The C# code might be confusing until you learn that => introduces a lambda function and is unrelated to <= (less than or equal to operator) or >= (greater than or equal to operator). This C# lambda says that the function has one parameter (v) and since it is an expression it just returns the result of the expression (v <= max_value). Of course, you can have more complex lambdas in C# that include statements such as return.

C++11: Too Much, Too Late

This brings me to my main disappointment with the new C++ standard that it was too slow in coming. It also shows all the signs of design by committee by trying to cater for every possible wish and whim but in the process being overly complex. You have heard of the saying too little, too late, but in this case I think it is a case of too much, too late.

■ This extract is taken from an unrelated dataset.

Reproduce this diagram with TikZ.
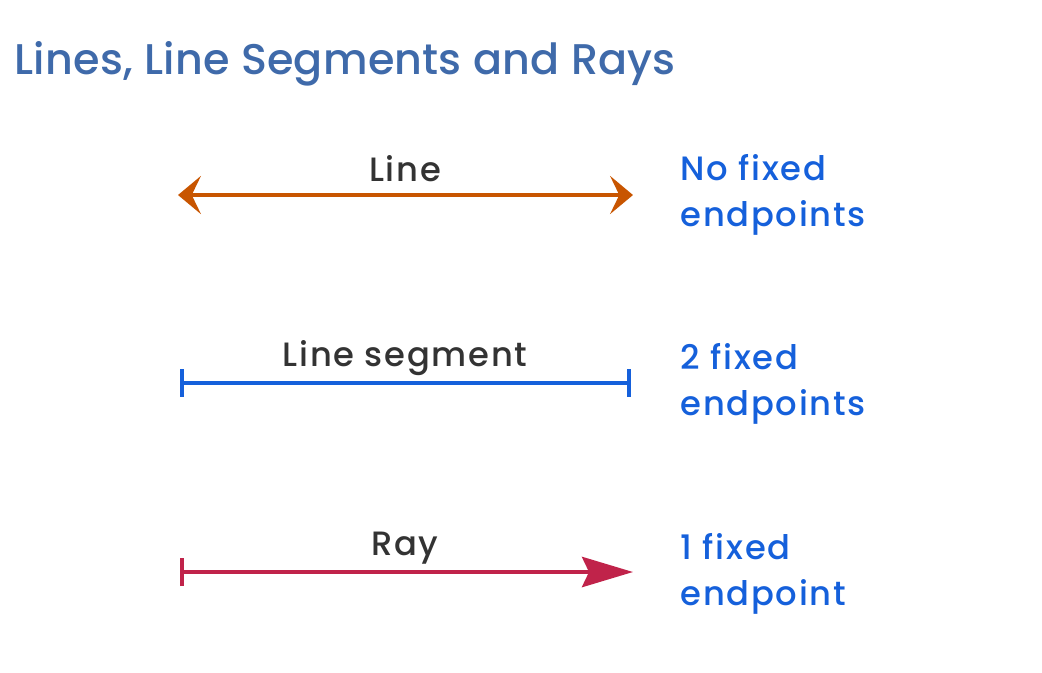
\documentclass[tikz,border=0pt]{standalone}
\usepackage{fontspec}
\setmainfont{Poppins Medium}[LetterSpace=5]
\newfontfamily\titlefont{Poppins Medium}[LetterSpace=0.5]
\usetikzlibrary{arrows.meta}

\definecolor{titleblue}{RGB}{63, 106, 170}
\definecolor{noteblue}{RGB}{21, 96, 219}
\definecolor{lineorange}{RGB}{200, 85, 0}
\definecolor{rayred}{RGB}{192, 35, 74}
\definecolor{labelgray}{RGB}{51, 51, 51}

\begin{document}
\begin{tikzpicture}[x=0.01cm, y=-0.01cm,
    label/.style={text=labelgray, font=\fontsize{9.6}{11}\selectfont, inner sep=0pt},
    note/.style={text=noteblue, font=\fontsize{9.6}{13}\selectfont, align=left, anchor=west, inner sep=0pt},
    shape line/.style={line width=1.15pt}]
        % Page size in pixels
        \useasboundingbox (0,0) rectangle (1042,672);
        \def\xleft{180}
        \def\xright{632}
        \def\xnote{680}

        % Title
        \node[anchor=west, inner sep=0pt, text=titleblue, font=\titlefont\fontsize{12.2}{15}\selectfont] (title) at (14,64) {Lines, Line Segments and Rays};

        % Line: no fixed endpoints
        \coordinate (line start) at (\xleft-2,195);
        \coordinate (line end) at (\xright+1,195);
        \draw[shape line, lineorange, {Stealth[length=6.5pt, width=10.8pt, inset=2.6pt]}-{Stealth[length=6.5pt, width=10.8pt, inset=2.6pt]}] (line start) -- (line end);
        \node[label] (line label) at (405,169) {Line};
        \node[note] (line note) at (\xnote,195) {No fixed\\endpoints};

        % Line segment: 2 fixed endpoints
        \coordinate (seg start) at (\xleft,383);
        \coordinate (seg end) at (\xright-1,383);
        \draw[shape line, noteblue, {Bar[width=7.8pt]}-{Bar[width=7.8pt]}] (seg start) -- (seg end);
        \node[label] (seg label) at (405,358) {Line segment};
        \node[note] (seg note) at (\xnote,384) {2 fixed\\endpoints};

        % Ray: 1 fixed endpoint
        \coordinate (ray start) at (\xleft,572);
        \coordinate (ray end) at (\xright+1,572);
        \draw[shape line, rayred, {Bar[width=8pt]}-{Stealth[length=14.5pt, width=8.6pt, inset=2pt]}] (ray start) -- (ray end);
        \node[label] (ray label) at (405,548) {Ray};
        \node[note] (ray note) at (\xnote,574) {1 fixed\\endpoint};
    \end{tikzpicture}
\end{document}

Moreover, the new standard gives the impression that it is trying to play catchup with C#. I don't know if that is true. Maybe some of the new features were proposed for C++ a long time ago but managed to find their way into C# first because the C++ standardization process took so long.

Almost all the new features have been available in C# for many years: lambdas, auto keyword (var in C#), safer enums, initializer lists, threading support, etc.

It's surprising that regular expressions have not made it into the C++ or even C run-time library until now. After all regular expressions have been part of C and UNIX almost from the start, for example in the utility grep.
Regular expressions are another example. The regular expressions provided in C++11 are comprehensive, supporting almost all known implementations of regular expressions; just one type would have been sufficient. And again a standard regular expression library would have been so very useful to me if it had appeared sooner. Nowadays, many text files use XML with schema and regular expressions are less useful. (I will write about this in a blog post soon about: text files, .INI files, serialization, regular expressions, XML, etc.)

Conclusion

Lambda functions are an example of the trend towards making code easier to scan and understand by getting rid of superfluous stuff (in this case unnecessary identifiers). I talk more about this in my post from last year on Self Describing Code.

The main reason I like the addition of lambdas to C++11 is that they make using the STL so much easier in areas like creating custom predicates. Unfortunately, it has been 15 years since I first used the STL, so it could have happened a bit sooner!

If you have read my blog much, you may know that I like much of C#. Indeed, C# has had Lambda functions for years. However, the combination of the STL and lambdas is a great boon. [C# is lacking compared to the STL in simplicity and consistency esp. the hodge podge of containers. However, I do believe that .Net's LINQ is a great technology that actually builds on some of the ideas of the STL algorithms.]